Anyway, I noticed that they have a movie that was made of the book. It is called Karaoke Terror, and there seems to be a general consensus that it blows. But I moved it to the top of my Netflix queue anyway. That will fit in just fine with the serial killer movie/documentary phase I'm going through right now. Well, to be more accurate, I was going through a true crime/serial killer reading phase a few years ago when I put it all in my queue, but since the queue is so long it took that long to get here. The other night I watched American Psycho and by and large it was pretty preposterous, like so over the top. I mean, I know it was supposed to be, but even that sort of tongue in cheek-ness was over the top. I enjoyed the monologues he did while he was preparing the grisly murders he would do (which reminded me very much of Dexter, which I have seen a few seasons of and read the first book -- although I want the whole show just to be Dexter's sister). Anyway, Christian Bale's character would talk about the critical aspects of the later work of Huey Lewis, or the merits of Whitney Houston's version of "Greatest Love of All," or even something equally ridiculous about Phil Collins. Those were like little nuggets of hilarity (or something) to me, that I think would be awesome to memorize. I could take or leave the rest of the movie or any of the grisly murder stuff, but those little nuggets of monologueyness about top 40, those were the parts I liked. If they could just distill it down to those moments, that would have been enough for me. For example, I will paste in some of the more preposterous things I enjoyed that Christian Bale's character said (I don't know if his character says them in the Brett Easton Ellis book since I never read it but I have to imagine they probably are there):

*"But I also think Phil Collins works best within the confines of the group, than as a solo artist, and I stress the word artist," I almost want to sample that. like if I was into making sound art collages or something."
*"When Sports came out in '83, I think they [Huey Lewis and the News] really came into their own, commercially and artistically."
*"It's hard to choose a favorite among so many great tracks, but "The Greatest Love of All" is one of the best, most powerful songs ever written about self-preservation, dignity. Its universal message crosses all boundaries and instills one with the hope that it's not too late to better ourselves."

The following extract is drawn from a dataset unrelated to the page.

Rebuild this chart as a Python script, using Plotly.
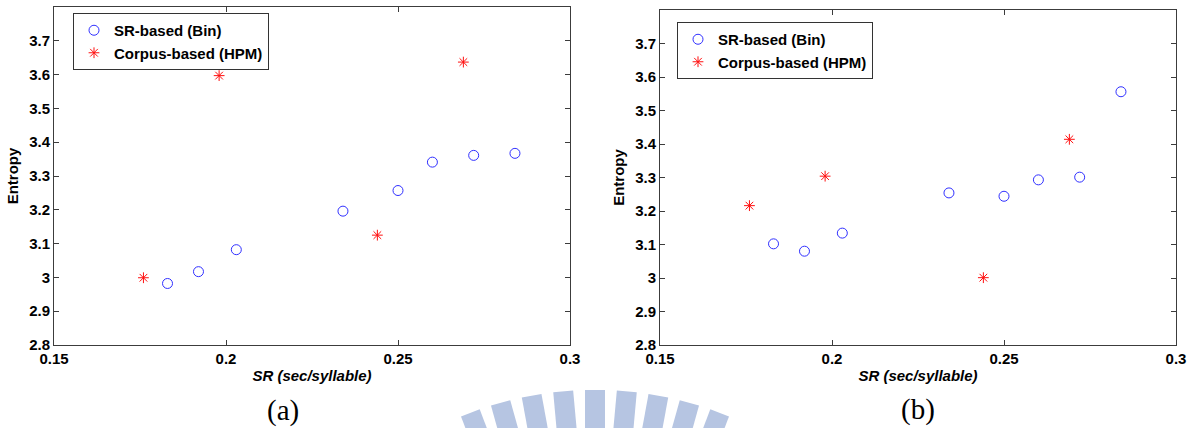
import math
import plotly.graph_objects as go

# ---------------- data ----------------
sr_bin = [0.183, 0.192, 0.203, 0.234, 0.250, 0.260, 0.272, 0.284]
ent_bin_a = [2.982, 3.017, 3.082, 3.196, 3.257, 3.341, 3.361, 3.367]
ent_bin_b = [3.102, 3.080, 3.134, 3.254, 3.244, 3.293, 3.301, 3.556]

sr_hpm = [0.176, 0.198, 0.244, 0.269]
ent_hpm_a = [2.999, 3.597, 3.125, 3.637]
ent_hpm_b = [3.216, 3.304, 3.001, 3.414]

x_ticks = [0.15, 0.2, 0.25, 0.3]
x_ticklabels = ["0.15", "0.2", "0.25", "0.3"]
y_ticks = [2.8, 2.9, 3.0, 3.1, 3.2, 3.3, 3.4, 3.5, 3.6, 3.7]
y_ticklabels = ["2.8", "2.9", "3", "3.1", "3.2", "3.3", "3.4", "3.5", "3.6", "3.7"]

name_bin = "SR-based (Bin)"
name_hpm = "Corpus-based (HPM)"
panel_labels = ["(a)", "(b)"]

# ---------------- geometry ----------------
W, H = 1193, 428
ML, MR, MT, MB = 54, 17, 7, 83
PW, PH = W - ML - MR, H - MT - MB


def px(x):
    return (x - ML) / PW


def py(y):
    return (H - MB - y) / PH


FONT = "Liberation Sans"
AX_COLOR = "#3c3c3c"

fig = go.Figure()

for i, (eb, eh) in enumerate([(ent_bin_a, ent_hpm_a), (ent_bin_b, ent_hpm_b)]):
    sfx = "" if i == 0 else "2"
    fig.add_trace(go.Scatter(
        x=sr_bin, y=eb, mode="markers", name=name_bin,
        xaxis="x" + sfx, yaxis="y" + sfx, legend="legend" + sfx,
        marker=dict(symbol="circle-open", size=10, color="#3030ff",
                    line=dict(width=1, color="#3030ff")),
    ))
    fig.add_trace(go.Scatter(
        x=sr_hpm, y=eh, mode="markers", name=name_hpm,
        xaxis="x" + sfx, yaxis="y" + sfx, legend="legend" + sfx,
        marker=dict(symbol="asterisk-open", size=9, color="#ff1010",
                    line=dict(width=1, color="#ff1010")),
    ))

axis_common = dict(
    showline=True, linecolor=AX_COLOR, linewidth=1, mirror="ticks",
    ticks="inside", ticklen=5, tickcolor=AX_COLOR, tickwidth=1,
    showgrid=False, zeroline=False, automargin=False,
    tickfont=dict(family=FONT, size=15, color="black", weight="bold"),
)

xdomains = [[0, px(570)], [px(660), 1.0]]
ydomains = [[0, 1.0], [0, py(10)]]

layout = dict(
    width=W, height=H,
    margin=dict(l=ML, r=MR, t=MT, b=MB),
    paper_bgcolor="white", plot_bgcolor="white",
    template="none",
    showlegend=True,
)

for i in range(2):
    sfx = "" if i == 0 else "2"
    layout["xaxis" + sfx] = dict(
        axis_common, domain=xdomains[i], range=[0.15, 0.3],
        tickvals=x_ticks, ticktext=x_ticklabels, anchor="y" + sfx,
        title=dict(text="SR (sec/syllable)", standoff=4,
                   font=dict(family=FONT, size=15, color="black",
                             weight="bold", style="italic")),
    )
    layout["yaxis" + sfx] = dict(
        axis_common, domain=ydomains[i], range=[2.8, 3.8],
        tickvals=y_ticks, ticktext=y_ticklabels, anchor="x" + sfx,
        title=dict(text="Entropy", standoff=6,
                   font=dict(family=FONT, size=15, color="black", weight="bold")),
    )

leg_pos = [(73, 13), (677, 22)]
for i in range(2):
    sfx = "" if i == 0 else "2"
    lx, ly = leg_pos[i]
    layout["legend" + sfx] = dict(
        x=px(lx), y=py(ly), xanchor="left", yanchor="top",
        xref="paper", yref="paper",
        bgcolor="white", bordercolor="#333333", borderwidth=1,
        font=dict(family=FONT, size=15, color="black", weight="bold"),
        tracegroupgap=0, itemsizing="trace",
    )

fig.update_layout(**layout)

# panel labels
for lab, (cx, cy) in zip(panel_labels, [(283, 410), (918, 409)]):
    fig.add_annotation(
        text=lab, x=px(cx), y=py(cy), xref="paper", yref="paper",
        showarrow=False, xanchor="center", yanchor="middle",
        font=dict(family="Liberation Serif", size=29, color="black"),
    )

# faint watermark (fan of stripes) at the bottom centre
cxw, cyw = 595, 741
for ang in [-20.8, -15.6, -10.4, -5.2, 0, 5.2, 10.4, 15.6, 20.8]:
    a = math.radians(ang)
    dx, dy = math.sin(a), -math.cos(a)
    nx, ny = math.cos(a), math.sin(a)
    hw = 10
    pts = []
    for r, s in [(300, -1), (351, -1), (351, 1), (300, 1)]:
        X = cxw + r * dx + s * hw * nx
        Y = cyw + r * dy + s * hw * ny
        pts.append((px(X), py(Y)))
    path = "M " + " L ".join(f"{p[0]:.5f},{p[1]:.5f}" for p in pts) + " Z"
    fig.add_shape(type="path", path=path, xref="paper", yref="paper",
                  fillcolor="#b6c5e2", line=dict(width=0), layer="below")

fig.write_html("out.html")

I like the idea of doing "The Greatest Love of All" at karaoke and saying that at the beginning of the performance because I'm sure it would sound ridiculous -- and I'm sure it was supposed to sound ludicrous in the movie. Also! Sidenote: in the DVD extras there was discussion about how the movie studio originally wanted Leonardo DiCaprio to play the serial killer character! And it was right after Titanic came out! And Gloria Steinem told him not to do it. Interesting!

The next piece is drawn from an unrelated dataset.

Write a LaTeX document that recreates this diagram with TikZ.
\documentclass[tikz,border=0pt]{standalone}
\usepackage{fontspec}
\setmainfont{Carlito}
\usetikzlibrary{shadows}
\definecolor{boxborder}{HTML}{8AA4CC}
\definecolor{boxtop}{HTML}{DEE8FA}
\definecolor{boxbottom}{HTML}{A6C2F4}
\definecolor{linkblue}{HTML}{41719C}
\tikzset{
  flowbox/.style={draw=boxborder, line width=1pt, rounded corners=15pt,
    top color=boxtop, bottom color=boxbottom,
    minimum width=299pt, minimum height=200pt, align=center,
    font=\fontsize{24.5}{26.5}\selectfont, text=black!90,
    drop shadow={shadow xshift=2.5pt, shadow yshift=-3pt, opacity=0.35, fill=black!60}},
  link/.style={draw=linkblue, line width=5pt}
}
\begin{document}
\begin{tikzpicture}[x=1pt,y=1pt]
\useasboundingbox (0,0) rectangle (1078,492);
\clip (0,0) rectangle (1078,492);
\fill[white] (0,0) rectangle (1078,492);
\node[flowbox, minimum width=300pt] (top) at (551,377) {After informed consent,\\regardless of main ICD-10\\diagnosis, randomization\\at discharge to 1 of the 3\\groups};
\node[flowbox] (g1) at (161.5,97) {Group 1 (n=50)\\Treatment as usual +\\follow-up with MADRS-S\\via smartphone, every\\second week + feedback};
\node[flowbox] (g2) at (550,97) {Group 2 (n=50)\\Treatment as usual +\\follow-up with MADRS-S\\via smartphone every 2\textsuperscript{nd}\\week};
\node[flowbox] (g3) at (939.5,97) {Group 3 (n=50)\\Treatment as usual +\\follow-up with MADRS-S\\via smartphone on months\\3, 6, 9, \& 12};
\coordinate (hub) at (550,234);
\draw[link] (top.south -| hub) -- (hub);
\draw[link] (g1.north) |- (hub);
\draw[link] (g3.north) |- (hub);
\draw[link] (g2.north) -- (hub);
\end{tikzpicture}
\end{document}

ANYWAY, so the Showa Era book -- perhaps I will check in about my thoughts after I see the movie. And then, if I am so inclined, I may go check out the movie they made based on another book by the same author, Audition. I think that might actually already be in my Netflix queue. In a strange twist of fate, I received Deepak Chopra: Seven Spiritual Laws (staring Olivia Newton John -- I swear to you now -- and there was part where she was supposed to be sort of illuminated from behind and it reminded me of her in Xanadu, where her and her fellow muse sisters are magically illuminated from a mural and then born into being in real life, all by the power of ELO magic) -- anyway, I received that DVD at the same time as some documentary about the cultural look at the archetype of the devil and how it manifests in different cultures. I guess I have a lot of interests or something. Also coming this week: Bollyrobics: Dance Workout. So you know, like I said, lots of interests.

Maybe the world needs more fiction books about karaoke. Are there any? I know there are stories about being getting lynched for doing "My Way." But I'm talking fiction. Which is funny, that the "My Way" thing is real and that it's happened in multiple countries! That is insanity.